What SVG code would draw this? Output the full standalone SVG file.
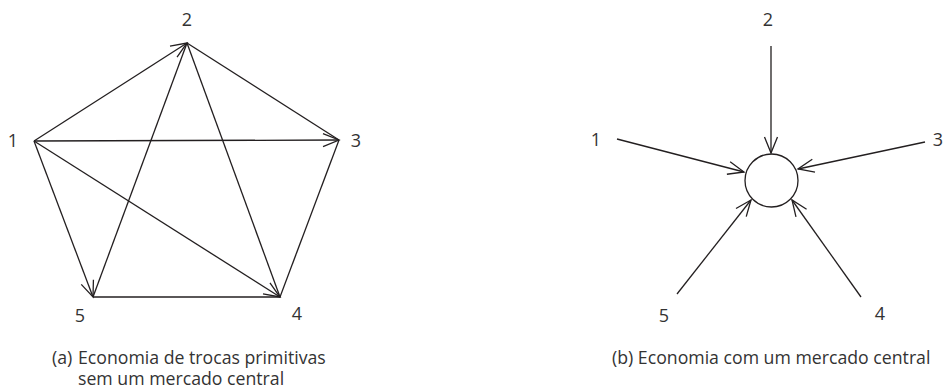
<svg xmlns="http://www.w3.org/2000/svg" width="945" height="389" viewBox="0 0 945 389">
<style>
.e{stroke:#231f20;stroke-width:1.3;fill:none}
.a{marker-end:url(#arr)}
.t{font-family:"Open Sans","Liberation Sans",sans-serif;fill:#333;font-size:18px;text-anchor:middle}
.c{font-family:"Open Sans","Liberation Sans",sans-serif;fill:#333;font-size:17.7px}
</style>
<defs>
<marker id="arr" markerUnits="userSpaceOnUse" markerWidth="24" markerHeight="16" refX="0" refY="0" viewBox="-20 -8 24 16" orient="auto" overflow="visible">
<path d="M-16,-6.5 L0,0 L-16,6.5" fill="none" stroke="#231f20" stroke-width="1.3"/>
</marker>
</defs>
<rect width="945" height="389" fill="#fff"/>
<g id="connectors">
<line class="e a" x1="34" y1="141" x2="187" y2="43"/>
<line class="e a" x1="34" y1="141" x2="339" y2="140"/>
<line class="e a" x1="34" y1="141" x2="280" y2="297"/>
<line class="e a" x1="34" y1="141" x2="93" y2="297"/>
<line class="e" x1="187" y1="43" x2="339" y2="140"/>
<line class="e" x1="187" y1="43" x2="280" y2="297"/>
<line class="e" x1="93" y1="297" x2="187" y2="43"/>
<line class="e" x1="339" y1="140" x2="280" y2="297"/>
<line class="e" x1="93" y1="297" x2="280" y2="297"/>
<line class="e a" x1="771" y1="46" x2="771" y2="153"/>
<line class="e a" x1="617" y1="139" x2="744" y2="172"/>
<line class="e a" x1="925" y1="142" x2="798" y2="169"/>
<line class="e a" x1="677" y1="294" x2="751" y2="200"/>
<line class="e a" x1="861" y1="297" x2="792" y2="200"/>
</g>
<g id="a1"><text class="t" x="13" y="147">1</text></g>
<g id="a2"><text class="t" x="187" y="26">2</text></g>
<g id="a3"><text class="t" x="356" y="147">3</text></g>
<g id="a4"><text class="t" x="297" y="320">4</text></g>
<g id="a5"><text class="t" x="80" y="322">5</text></g>
<g id="market"><circle class="e" cx="771.5" cy="180.5" r="26.5"/></g>
<g id="b1"><text class="t" x="596" y="146">1</text></g>
<g id="b2"><text class="t" x="768" y="26">2</text></g>
<g id="b3"><text class="t" x="938" y="146">3</text></g>
<g id="b4"><text class="t" x="880" y="320">4</text></g>
<g id="b5"><text class="t" x="664" y="322">5</text></g>
<g id="captions">
<text class="c" x="52" y="364">(a)</text>
<text class="c"><tspan x="78" y="364">Economia de trocas primitivas</tspan><tspan x="78" y="385">sem um mercado central</tspan></text>
<text class="c" x="612" y="364">(b) Economia com um mercado central</text>
</g>
</svg>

**WHAT TO WORK ON**
Leave out the pictures and restate everything else word for word.

**RESULT OF THIS TASK**
What SVG code would draw this? Output the full standalone SVG file.
<svg xmlns="http://www.w3.org/2000/svg" width="945" height="389" viewBox="0 0 945 389">
<style>
.e{stroke:#231f20;stroke-width:1.3;fill:none}
.a{marker-end:url(#arr)}
.t{font-family:"Open Sans","Liberation Sans",sans-serif;fill:#333;font-size:18px;text-anchor:middle}
.c{font-family:"Open Sans","Liberation Sans",sans-serif;fill:#333;font-size:17.7px}
</style>
<defs>
<marker id="arr" markerUnits="userSpaceOnUse" markerWidth="24" markerHeight="16" refX="0" refY="0" viewBox="-20 -8 24 16" orient="auto" overflow="visible">
<path d="M-16,-6.5 L0,0 L-16,6.5" fill="none" stroke="#231f20" stroke-width="1.3"/>
</marker>
</defs>
<rect width="945" height="389" fill="#fff"/>
<g id="connectors">
<line class="e a" x1="34" y1="141" x2="187" y2="43"/>
<line class="e a" x1="34" y1="141" x2="339" y2="140"/>
<line class="e a" x1="34" y1="141" x2="280" y2="297"/>
<line class="e a" x1="34" y1="141" x2="93" y2="297"/>
<line class="e" x1="187" y1="43" x2="339" y2="140"/>
<line class="e" x1="187" y1="43" x2="280" y2="297"/>
<line class="e" x1="93" y1="297" x2="187" y2="43"/>
<line class="e" x1="339" y1="140" x2="280" y2="297"/>
<line class="e" x1="93" y1="297" x2="280" y2="297"/>
<line class="e a" x1="771" y1="46" x2="771" y2="153"/>
<line class="e a" x1="617" y1="139" x2="744" y2="172"/>
<line class="e a" x1="925" y1="142" x2="798" y2="169"/>
<line class="e a" x1="677" y1="294" x2="751" y2="200"/>
<line class="e a" x1="861" y1="297" x2="792" y2="200"/>
</g>
<g id="a1"><text class="t" x="13" y="147">1</text></g>
<g id="a2"><text class="t" x="187" y="26">2</text></g>
<g id="a3"><text class="t" x="356" y="147">3</text></g>
<g id="a4"><text class="t" x="297" y="320">4</text></g>
<g id="a5"><text class="t" x="80" y="322">5</text></g>
<g id="market"><circle class="e" cx="771.5" cy="180.5" r="26.5"/></g>
<g id="b1"><text class="t" x="596" y="146">1</text></g>
<g id="b2"><text class="t" x="768" y="26">2</text></g>
<g id="b3"><text class="t" x="938" y="146">3</text></g>
<g id="b4"><text class="t" x="880" y="320">4</text></g>
<g id="b5"><text class="t" x="664" y="322">5</text></g>
<g id="captions">
<text class="c" x="52" y="364">(a)</text>
<text class="c"><tspan x="78" y="364">Economia de trocas primitivas</tspan><tspan x="78" y="385">sem um mercado central</tspan></text>
<text class="c" x="612" y="364">(b) Economia com um mercado central</text>
</g>
</svg>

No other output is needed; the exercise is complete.